Lyme Disease Treatment and Transmission

Lyme Disease Treatment

ILADS Guidelines; Burrascano’s Guidelines
  • Treatment is most successful if begun promptly.
  • Do not wait for test results, which are usually negative early in the illness.
  • Lyme disease is a bacterial infection treated with antibiotics.
  • Doxycycline is the usual treatment for adults.
  • Children are often given amoxicillin.
  • If people get a high fever, there could be a coinfection with ehrlichiosis or spotted fever, in which case the CDC recommends doxycycline, even to children.
  • Lyme disease specialists recommend at least 4 to 6 weeks of treatment.
  • Dr. Burrascano recommends treatment for at least 4 weeks after all symptoms are gone, to prevent a relapse.
  • If the disease is not treated promptly and adequately in the early stage, the disease can become chronic.
  • Chronic Lyme disease may require years of antibiotics, changing to different antibiotics from time to time.
  • People who have neurological symptoms or who don’t respond to oral treatment may benefit from months or even a year or more of IV treatment.
  • A healthy diet and vitamins & supplements are helpful.

Lyme Disease Transmission

  • Not transmitted via casual contact.
  • Usually transmitted by a tick bite.
  • Can be transmitted through bites by fleas, horseflies, deer flies, and occasionally mosquitoes.
  • Can pass through the placenta to an unborn baby if a pregnant mother has Lyme disease.
  • Has been found in tears, sweat, semen, vaginal fluid, and stored blood.
  • Possibly sexually transmitted; research is needed.
  • Can survive in stored blood. We don’t yet know whether it is being transmitted via blood transfusion.
  • People with Lyme disease should not donate blood or organs.

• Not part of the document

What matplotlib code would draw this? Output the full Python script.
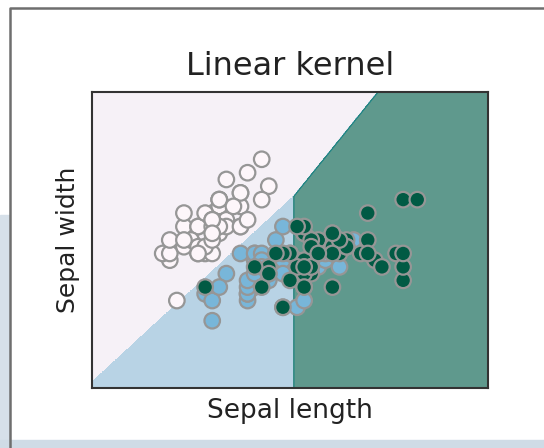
import numpy as np
import matplotlib.pyplot as plt
from matplotlib.patches import Rectangle
from matplotlib.lines import Line2D

# iris sepal measurements (setosa, versicolor, virginica)
sepal_length = [
    5.1, 4.9, 4.7, 4.6, 5.0, 5.4, 4.6, 5.0, 4.4, 4.9, 5.4, 4.8, 4.8, 4.3, 5.8, 5.7, 5.4, 5.1, 5.7, 5.1,
    5.4, 5.1, 4.6, 5.1, 4.8, 5.0, 5.0, 5.2, 5.2, 4.7, 4.8, 5.4, 5.2, 5.5, 4.9, 5.0, 5.5, 4.9, 4.4, 5.1,
    5.0, 4.5, 4.4, 5.0, 5.1, 4.8, 5.1, 4.6, 5.3, 5.0,
    7.0, 6.4, 6.9, 5.5, 6.5, 5.7, 6.3, 4.9, 6.6, 5.2, 5.0, 5.9, 6.0, 6.1, 5.6, 6.7, 5.6, 5.8, 6.2, 5.6,
    5.9, 6.1, 6.3, 6.1, 6.4, 6.6, 6.8, 6.7, 6.0, 5.7, 5.5, 5.5, 5.8, 6.0, 5.4, 6.0, 6.7, 6.3, 5.6, 5.5,
    5.5, 6.1, 5.8, 5.0, 5.6, 5.7, 5.7, 6.2, 5.1, 5.7,
    6.3, 5.8, 7.1, 6.3, 6.5, 7.6, 4.9, 7.3, 6.7, 7.2, 6.5, 6.4, 6.8, 5.7, 5.8, 6.4, 6.5, 7.7, 7.7, 6.0,
    6.9, 5.6, 7.7, 6.3, 6.7, 7.2, 6.2, 6.1, 6.4, 7.2, 7.4, 7.9, 6.4, 6.3, 6.1, 7.7, 6.3, 6.4, 6.0, 6.9,
    6.7, 6.9, 5.8, 6.8, 6.7, 6.7, 6.3, 6.5, 6.2, 5.9,
]
sepal_width = [
    3.5, 3.0, 3.2, 3.1, 3.6, 3.9, 3.4, 3.4, 2.9, 3.1, 3.7, 3.4, 3.0, 3.0, 4.0, 4.4, 3.9, 3.5, 3.8, 3.8,
    3.4, 3.7, 3.6, 3.3, 3.4, 3.0, 3.4, 3.5, 3.4, 3.2, 3.1, 3.4, 4.1, 4.2, 3.1, 3.2, 3.5, 3.6, 3.0, 3.4,
    3.5, 2.3, 3.2, 3.5, 3.8, 3.0, 3.8, 3.2, 3.7, 3.3,
    3.2, 3.2, 3.1, 2.3, 2.8, 2.8, 3.3, 2.4, 2.9, 2.7, 2.0, 3.0, 2.2, 2.9, 2.9, 3.1, 3.0, 2.7, 2.2, 2.5,
    3.2, 2.8, 2.5, 2.8, 2.9, 3.0, 2.8, 3.0, 2.9, 2.6, 2.4, 2.4, 2.7, 2.7, 3.0, 3.4, 3.1, 2.3, 3.0, 2.5,
    2.6, 3.0, 2.6, 2.3, 2.7, 3.0, 2.9, 2.9, 2.5, 2.8,
    3.3, 2.7, 3.0, 2.9, 3.0, 3.0, 2.5, 2.9, 2.5, 3.6, 3.2, 2.7, 3.0, 2.5, 2.8, 3.2, 3.0, 3.8, 2.6, 2.2,
    3.2, 2.8, 2.8, 2.7, 3.3, 3.2, 2.8, 3.0, 2.8, 3.0, 2.8, 3.8, 2.8, 2.8, 2.6, 3.0, 3.4, 3.1, 3.0, 3.1,
    3.1, 3.1, 2.7, 3.2, 3.3, 3.0, 2.5, 3.0, 3.4, 3.0,
]
species = [0] * 50 + [1] * 50 + [2] * 50

# pairwise linear boundaries (y = y0 + slope * (x - x0))
triple_point = (6.157, 3.854)
slope_setosa_versicolor = 0.968
slope_setosa_virginica = 1.302

region_colors = ["#f6f1f7", "#b8d3e5", "#5f998d"]
point_colors = ["#fdf6fa", "#78b6d9", "#015a44"]

X = np.array(sepal_length)
Y = np.array(sepal_width)
x_min, x_max = X.min() - 1, X.max() + 1
y_min, y_max = Y.min() - 1, Y.max() + 1
xx, yy = np.meshgrid(np.linspace(x_min, x_max, 800), np.linspace(y_min, y_max, 800))

# one-vs-one voting
x0, y0 = triple_point
votes = np.zeros(xx.shape + (3,))
s01 = yy > y0 + slope_setosa_versicolor * (xx - x0)
s02 = yy > y0 + slope_setosa_virginica * (xx - x0)
s12 = xx < x0
votes[..., 0] += s01
votes[..., 1] += ~s01
votes[..., 0] += s02
votes[..., 2] += ~s02
votes[..., 1] += s12
votes[..., 2] += ~s12
Z = votes.argmax(axis=-1)

fig = plt.figure(figsize=(5.44, 4.48), dpi=100)

# screenshot frame around the chart
fig.patches.append(Rectangle((0, 0), 9 / 544, 233 / 448, transform=fig.transFigure,
                             color="#d6e0e9", zorder=-2))
fig.patches.append(Rectangle((0, 0), 1, 8 / 448, transform=fig.transFigure,
                             color="#cfdbe6", zorder=-2))
fig.lines.append(Line2D([10 / 544, 10 / 544, 1], [0, 440 / 448, 440 / 448],
                        transform=fig.transFigure, color="#6e6e6e", linewidth=1.8, zorder=-1))

ax = fig.add_axes([92 / 544, 60 / 448, 396 / 544, 296 / 448])
ax.contourf(xx, yy, Z, levels=[-0.5, 0.5, 1.5, 2.5], colors=region_colors)
ax.contour(xx, yy, Z, levels=[1.5], colors="#1f8585", linewidths=0.8)
ax.scatter(X, Y, c=[point_colors[s] for s in species], s=125,
           edgecolors="#969696", linewidths=1.6, zorder=3)

ax.set_xlim(x_min, x_max)
ax.set_ylim(y_min, y_max)
ax.set_xticks([])
ax.set_yticks([])
for spine in ax.spines.values():
    spine.set_color("#333333")
    spine.set_linewidth(1.5)

ax.set_title("Linear kernel", fontsize=23, color="#222222", pad=12)
ax.set_xlabel("Sepal length", fontsize=19, color="#222222", labelpad=7)
ax.set_ylabel("Sepal width", fontsize=18, color="#222222", labelpad=9)

fig.savefig("out.png", dpi=100)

Lyme disease Borrelia burgdorferi (Bb) bacteria have been found in:

blacklegged ticks          brown dog ticks       fleas
lone star ticks                horse flies                  mites
American dog ticks      deer flies                   mosquitoes*
wood ticks   

* A study found that a mosquito did transmit Lyme disease bacteria to a hamster. Some people have been diagnosed with Lyme disease after a mosquito bite.